Semantically, the two words connected by the ligature [ð], “There” and “whither,” are a bit at odds: “there,” taken in itself, is an indication of location, as in “there it is,” while “whither” expresses a failure of orientation. The word “direction,” which sits between them, on its own tends toward the former sense, but negated here by “no,” enforces the latter. (And yet to say “no direction” brings direction to mind as a possibility. As telling someone not to think of pink elephants ensures they will think of pink elephants.)
The first-person singular pronoun, “I,” is isolated sonically (there’s no other vowel like it in the line), visually (it’s stranded at the line end), semantically (only a general sense of directionlessness ties the “I” into a framework of meaning), and syntactically: it’s the start of a third sentence. The first sentence is four words long and includes a subject and a verb. The second is one word long and includes neither subject nor verb—if a sentence at all, it is radically elided, stripped down to a raw interrogative. And the third is, as said, barely begun before it is aborted by the line end. On the level of syntax as well, then, the line is committed to asymmetry and disorder, to upending any balance, harmony, or stasis. If these attributions seem too much, consider how much would be lost, sonically, semantically, and syntactically, if “There is” were omitted from the line, or if “I” were moved down to the next.
And repeat. Continue line-by-line for about five double-spaced pages (essay format).
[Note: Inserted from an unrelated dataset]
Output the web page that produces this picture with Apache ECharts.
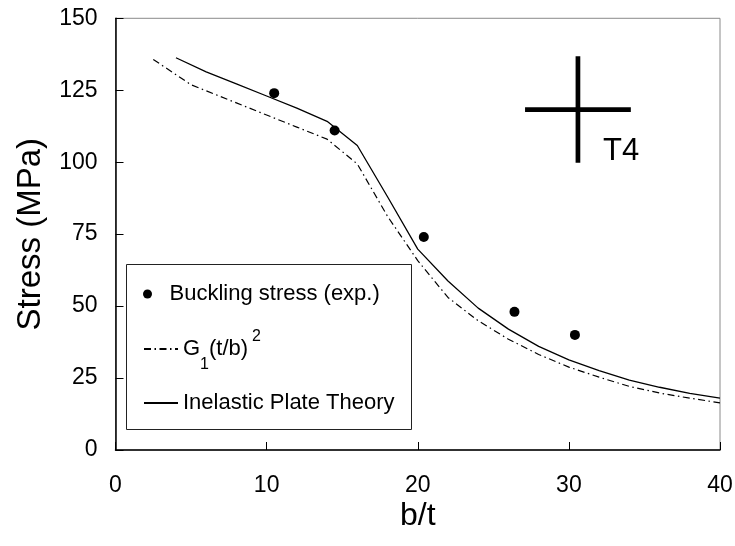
<!DOCTYPE html>
<html><head><meta charset="utf-8">
<script src="https://cdn.jsdelivr.net/npm/echarts@6/dist/echarts.min.js"></script>
<style>html,body{margin:0;padding:0;background:#fff}#c{width:735px;height:546px}</style>
</head><body><div id="c"></div>
<script>
// ---- data ----
const xTicks = [0, 10, 20, 30, 40];
const yTicks = [0, 25, 50, 75, 100, 125, 150];
const seriesNames = ['Buckling stress (exp.)', 'G1(t/b)^2', 'Inelastic Plate Theory'];
const expX = [10.5, 14.5, 20.4, 26.4, 30.4];
const expY = [124, 111, 74, 48, 40];
const ipX = [4, 6, 8, 10, 12, 14, 16, 18, 20, 22, 24, 26, 28, 30, 32, 34, 36, 38, 40];
const ipY = [136.3, 131.4, 127.2, 123, 118.8, 114.2, 105.8, 88, 69.8, 58.7, 49.3, 42, 36, 31.3, 27.6, 24.3, 21.8, 19.7, 18];
const gX = [2.5, 5, 8, 10, 12, 14, 16, 18, 20, 22, 24, 26, 28, 30, 32, 34, 36, 38, 40];
const gY = [135.7, 126.9, 120.6, 116.4, 112.2, 108, 99.4, 81.2, 65.8, 53, 44.9, 38.5, 33.2, 28.8, 25.3, 22.1, 19.8, 18, 16.4];
const crossHX = [27.1, 34.1];
const crossHY = [118.3, 118.3];
const crossVX = [30.6, 30.6];
const crossVY = [136.8, 99.8];
const annotationText = 'T4';

const FF = 'Liberation Sans, Arial, Helvetica, sans-serif';
const pairs = (xs, ys) => xs.map((x, i) => [x, ys[i]]);

const chart = echarts.init(document.getElementById('c'), null, {renderer: 'canvas'});
const baseLegend = {
  orient: 'vertical', left: 143, padding: 0, itemWidth: 34, itemGap: 0,
  selectedMode: false, z: 10,
  textStyle: {fontSize: 22, lineHeight: 30, color: '#000', fontFamily: FF}
};
const lineLegendItem = {opacity: 0, borderWidth: 0};
chart.setOption({
  backgroundColor: '#fff',
  animation: false,
  textStyle: {fontFamily: FF},
  grid: {left: 115.5, right: 15, top: 18.3, bottom: 96, show: true, borderColor: '#8a8a8a', borderWidth: 1,
         containLabel: false, outerBoundsMode: 'none'},
  xAxis: {
    type: 'value', min: xTicks[0], max: xTicks[xTicks.length - 1], interval: 10,
    name: 'b/t', nameLocation: 'middle', nameGap: 50, nameMoveOverlap: false,
    nameTextStyle: {fontSize: 32, color: '#000', fontFamily: FF},
    axisLine: {show: true, onZero: false, lineStyle: {color: '#000', width: 1.5}},
    axisTick: {show: true, inside: true, length: 8, lineStyle: {color: '#000', width: 1}},
    axisLabel: {fontSize: 23, color: '#000', margin: 24, fontFamily: FF},
    splitLine: {show: false}
  },
  yAxis: {
    type: 'value', min: yTicks[0], max: yTicks[yTicks.length - 1], interval: 25,
    name: 'Stress (MPa)', nameLocation: 'middle', nameGap: 68, nameMoveOverlap: false,
    nameTextStyle: {fontSize: 33, color: '#000', fontFamily: FF},
    axisLine: {show: true, onZero: false, lineStyle: {color: '#000', width: 1.5}},
    axisTick: {show: true, inside: true, length: 8, lineStyle: {color: '#000', width: 1}},
    axisLabel: {fontSize: 23, color: '#000', margin: 18, fontFamily: FF},
    splitLine: {show: false}
  },
  legend: [
    Object.assign({}, baseLegend, {data: [seriesNames[0]], top: 279, itemHeight: 9}),
    Object.assign({}, baseLegend, {
      data: [seriesNames[1]], top: 329, itemHeight: 14, itemStyle: lineLegendItem,
      formatter: () => '{m|G}{sub|1}{m|(t/b)}{sup|2}',
      textStyle: {color: '#000', fontFamily: FF, rich: {
        m: {fontSize: 22, lineHeight: 60, color: '#000', fontFamily: FF},
        sub: {fontSize: 16, verticalAlign: 'bottom', padding: [0, 0, 6, 0], color: '#000', fontFamily: FF},
        sup: {fontSize: 16, verticalAlign: 'top', padding: [10, 0, 0, 4], color: '#000', fontFamily: FF}
      }}
    }),
    Object.assign({}, baseLegend, {data: [seriesNames[2]], top: 388, itemHeight: 14, itemStyle: lineLegendItem})
  ],
  graphic: [
    {type: 'rect', shape: {x: 126.5, y: 264.5, width: 285, height: 165},
     style: {fill: '#fff', stroke: '#222', lineWidth: 1}, z: 1, silent: true},
    {type: 'text', x: 603, y: 151, z: 50, silent: true,
     style: {text: annotationText, fontSize: 31, fontFamily: FF, fill: '#000', verticalAlign: 'middle', align: 'left'}}
  ],
  series: [
    {name: seriesNames[0], type: 'scatter', data: pairs(expX, expY), symbol: 'circle', symbolSize: 10,
     itemStyle: {color: '#000', opacity: 1}, z: 5},
    {name: seriesNames[1], type: 'line', data: pairs(gX, gY), symbol: 'none', showSymbol: false,
     lineStyle: {color: '#000', width: 1.2, type: [7, 3.5, 1.5, 3.5]}, itemStyle: {color: '#000'}, z: 3},
    {name: seriesNames[2], type: 'line', data: pairs(ipX, ipY), symbol: 'none', showSymbol: false,
     lineStyle: {color: '#000', width: 1.3}, itemStyle: {color: '#000'}, z: 3},
    {name: 'crossH', type: 'line', data: pairs(crossHX, crossHY), symbol: 'none', silent: true,
     lineStyle: {color: '#000', width: 4.7}, z: 2},
    {name: 'crossV', type: 'line', data: pairs(crossVX, crossVY), symbol: 'none', silent: true,
     lineStyle: {color: '#000', width: 4.7}, z: 2}
  ]
});
</script>
</body></html>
Conclude your analysis with a paragraph that addresses this question: What expressive features of the passage has this process revealed? (Avoid using the first person here. Imagine this paragraph is part of a formal essay, in which you are drawing together findings from a sustained close reading, which you can put to work somewhere else.) Please identify, in your title, by page number, the passage you are working with. And … enjoy?